## Task instructions
Filter the entries that follow, copying every line in which the word "matplotlib" appears.

## Data records

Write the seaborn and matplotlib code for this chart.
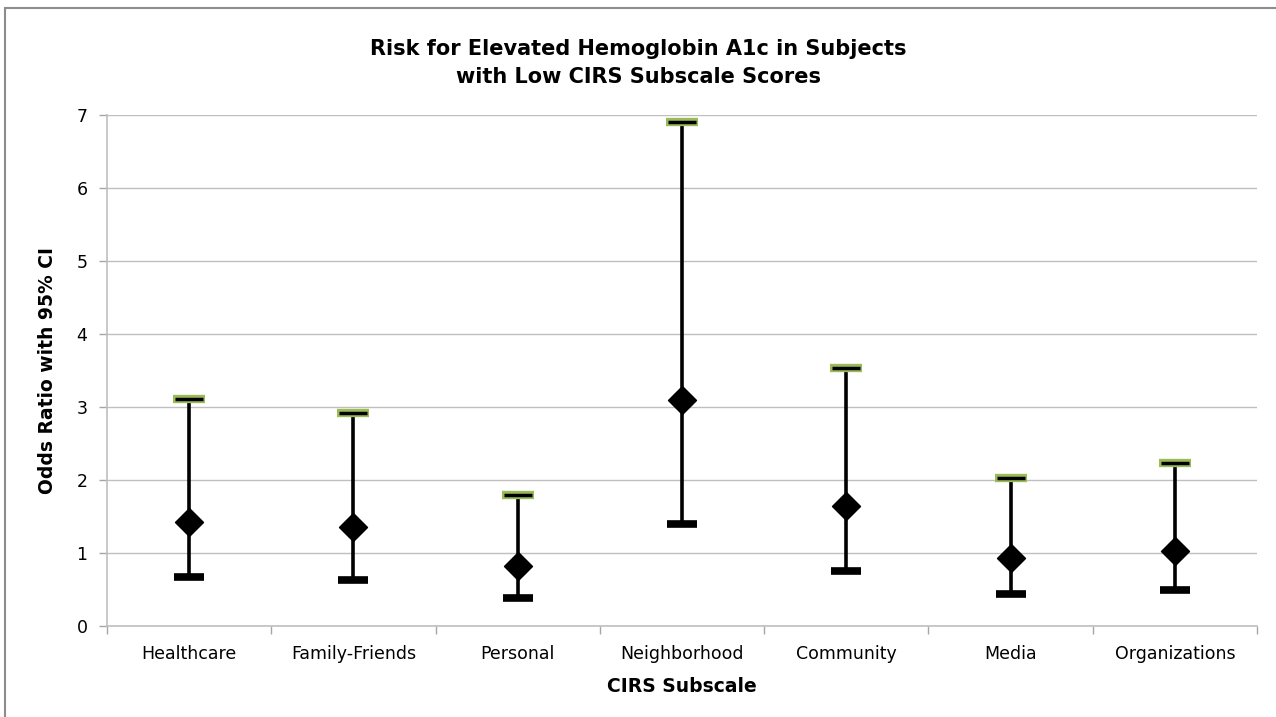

* * *

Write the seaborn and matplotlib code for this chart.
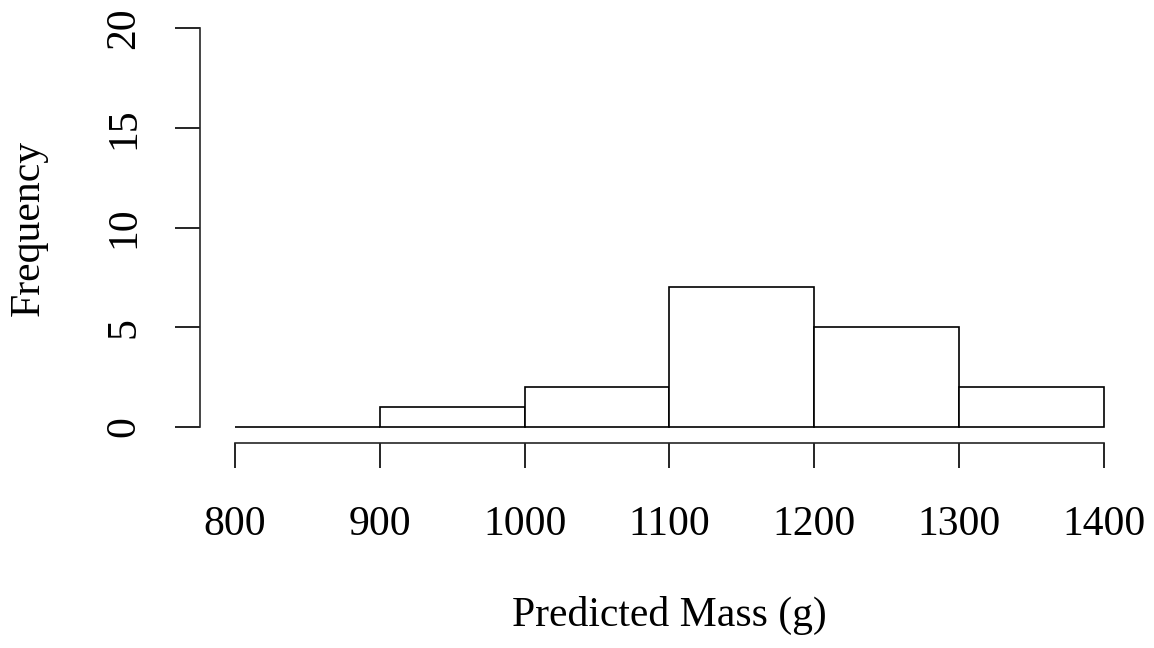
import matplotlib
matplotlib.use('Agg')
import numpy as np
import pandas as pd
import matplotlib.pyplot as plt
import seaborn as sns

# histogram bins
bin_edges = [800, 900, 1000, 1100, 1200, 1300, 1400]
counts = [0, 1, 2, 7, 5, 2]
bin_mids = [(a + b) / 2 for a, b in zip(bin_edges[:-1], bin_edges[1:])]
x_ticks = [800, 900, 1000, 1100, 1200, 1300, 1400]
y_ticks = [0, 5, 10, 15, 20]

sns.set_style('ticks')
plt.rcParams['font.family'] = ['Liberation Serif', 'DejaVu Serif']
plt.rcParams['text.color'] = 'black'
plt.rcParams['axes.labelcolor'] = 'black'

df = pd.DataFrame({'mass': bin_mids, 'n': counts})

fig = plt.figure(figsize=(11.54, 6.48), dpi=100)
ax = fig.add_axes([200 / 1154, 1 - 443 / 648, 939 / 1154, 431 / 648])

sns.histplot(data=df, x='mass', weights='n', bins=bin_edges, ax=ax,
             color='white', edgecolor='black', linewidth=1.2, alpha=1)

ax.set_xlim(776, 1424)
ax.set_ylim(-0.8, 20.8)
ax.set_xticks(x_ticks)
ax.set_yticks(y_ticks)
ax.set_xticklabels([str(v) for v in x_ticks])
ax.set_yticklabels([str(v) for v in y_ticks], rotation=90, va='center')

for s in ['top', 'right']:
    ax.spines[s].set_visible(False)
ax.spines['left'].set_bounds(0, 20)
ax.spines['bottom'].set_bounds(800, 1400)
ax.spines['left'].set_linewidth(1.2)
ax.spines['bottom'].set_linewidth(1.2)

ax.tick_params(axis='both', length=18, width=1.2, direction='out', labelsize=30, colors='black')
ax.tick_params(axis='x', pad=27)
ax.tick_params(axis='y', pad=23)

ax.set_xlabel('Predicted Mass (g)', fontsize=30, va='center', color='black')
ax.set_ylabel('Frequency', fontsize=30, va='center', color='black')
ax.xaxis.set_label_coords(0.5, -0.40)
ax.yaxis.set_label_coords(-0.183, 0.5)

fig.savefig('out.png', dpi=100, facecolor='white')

## Response to the exercise
Write the seaborn and matplotlib code for this chart.
Write the seaborn and matplotlib code for this chart.
import matplotlib
matplotlib.use('Agg')
import matplotlib.pyplot as plt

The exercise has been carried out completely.